The disaster that ecological activists of the last half-century have sought to prevent is already vividly present. Its most dramatic expression, apart from the endlessly repeated scenes of fire, flood, parched earth, and emaciated polar bears, is the tens-of-millions of refugees, desperate for a place to live.1 Some are fleeing sea-level rise and flooded or storm-battered homes; others are fleeing wars precipitated by sustained, drought-induced collapses of the food supply (as in Syria, Central Africa, and Central America.) Still others are fleeing wars and repression that reflect long-standing imperialist projects, but whose initiators have become ever more intransigent as they seek to ward off the prospect of a diminished resource-base.

Increasing percentages of the refugees, if they survive their typically harrowing treks or dangerous sea voyages, come up against vast numbers of agents “trained, armed, and paid to stop them.”2 This drive to “stop them” is promoted by a ruling class, which at the same time relentlessly stokes the economic engines of capital that gave rise to the climate crisis in the first place. While the top U.S. mouthpiece of this ruling class, along with his acolytes at the Environmental “Protection” Agency, mocks the reality of climate change, the military leaders who command the system’s armed enforcers have had no hesitation (for at least the last fifteen years) in publicly situating what they acknowledge to be the consequences of global warming—the droughts, floods, and hurricanes that directly or indirectly have pushed mass migration to its current extreme levels—at the center of their concerns.

The alternatives are sharply etched. The currently dominant forces, rather than join the fight against climate change, erect walls to block out its victims. By militarizing the problem, they not only draw resources away from any possible remedial steps; they also accelerate the spread of devastation.

What other path can be chosen? That is the subject of this book. The short answer is that a radical power-shift is needed. But it’s one thing to recognize this and quite another to draw the indispensable majority into the struggle to achieve it. Part of that task consists in relating the overarching ecological goal to popular aspirations at every level. Another part consists in developing a political mechanism—a political force—that can embody and enforce the collective interest. Yet another involves discovering, explaining, advocating, and applying all the measures needed in order to slow down—and, where possible, reverse—the dangerous environmental trends.

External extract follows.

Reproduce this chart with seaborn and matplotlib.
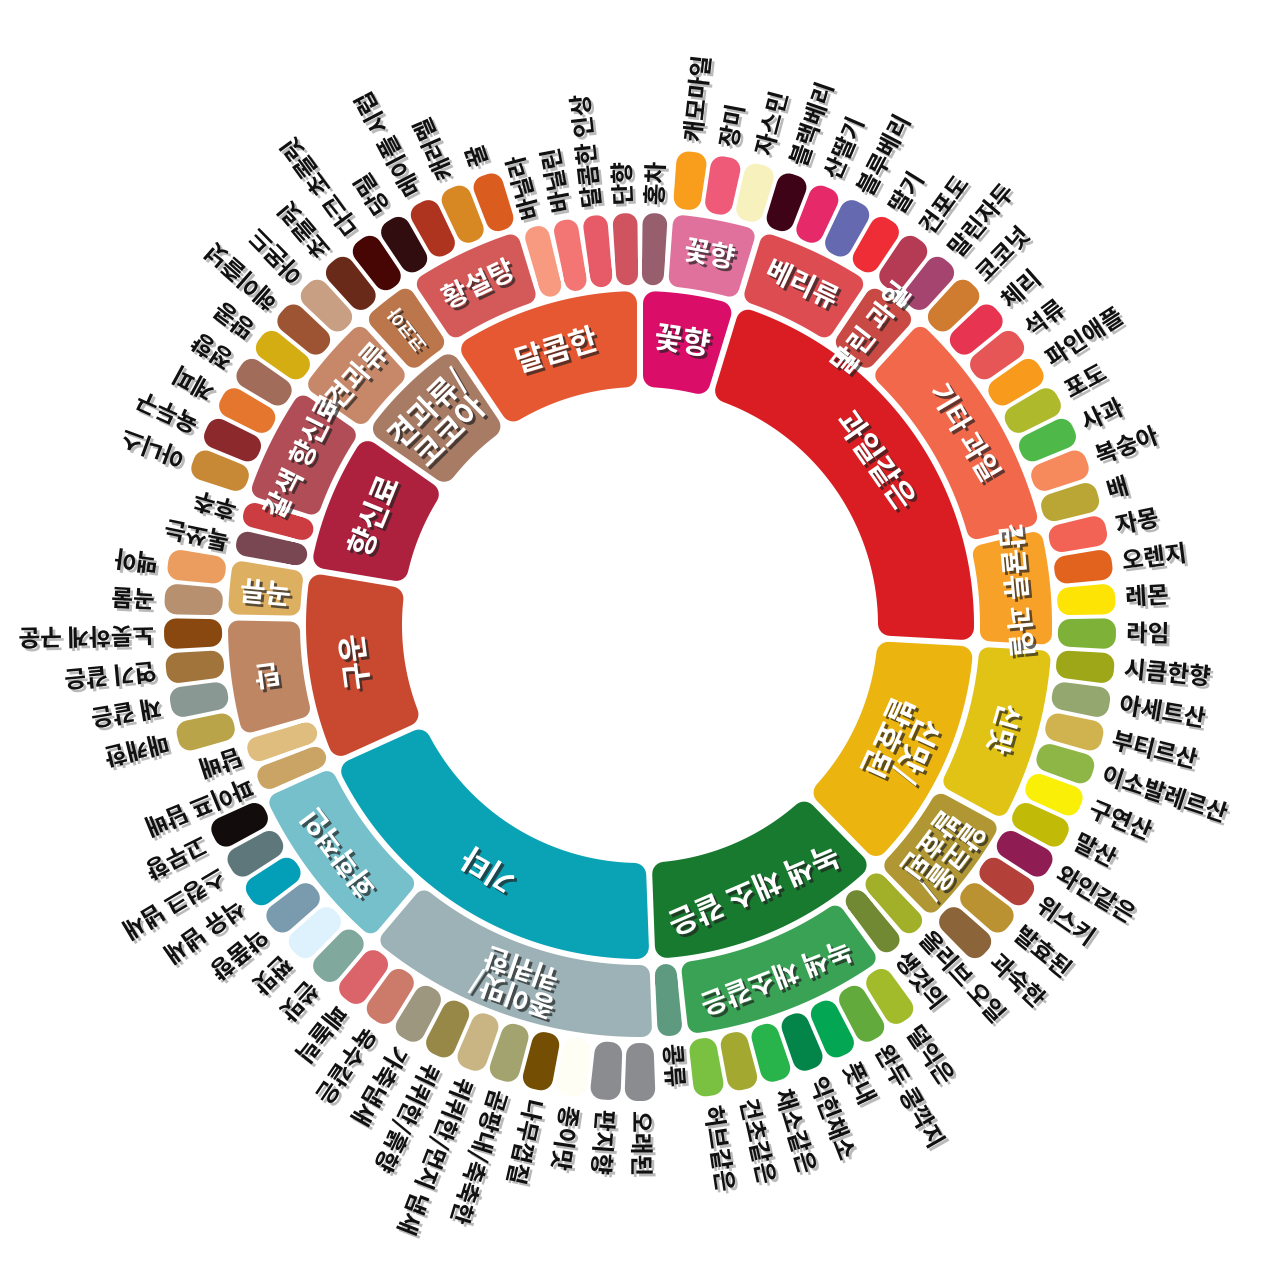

Reversing at least some of these trends is indeed still possible. It will certainly require the mix of alternative energies, conservation practices, and social reorganization discussed in this book. The culmination of work along all these dimensions, insofar as it can be achieved, will be the restoration of biodiversity. Restoring biodiversity will entail, among other things, restoring moisture to parched earth and drawing carbon back out of the atmosphere and into the soil, where it can support life rather than endangering it.

The struggle to restore the soil and the struggle to create a just social order have up to now been carried on mostly as parallel political movements, without much mutual awareness, let alone collaboration, at the mass level. Such collaboration, however, or at least the striving to attain it, is the true centerpiece of Red–Green Revolution.



1 See Ai Wewei’s 2017 documentary, Human Flow, where the number of refugees is given as 65 million.

2 Todd Miller, Storming the Wall: Climate Change, Migration, and Homeland Security, San Francisco: City Lights Books, 2017, 30.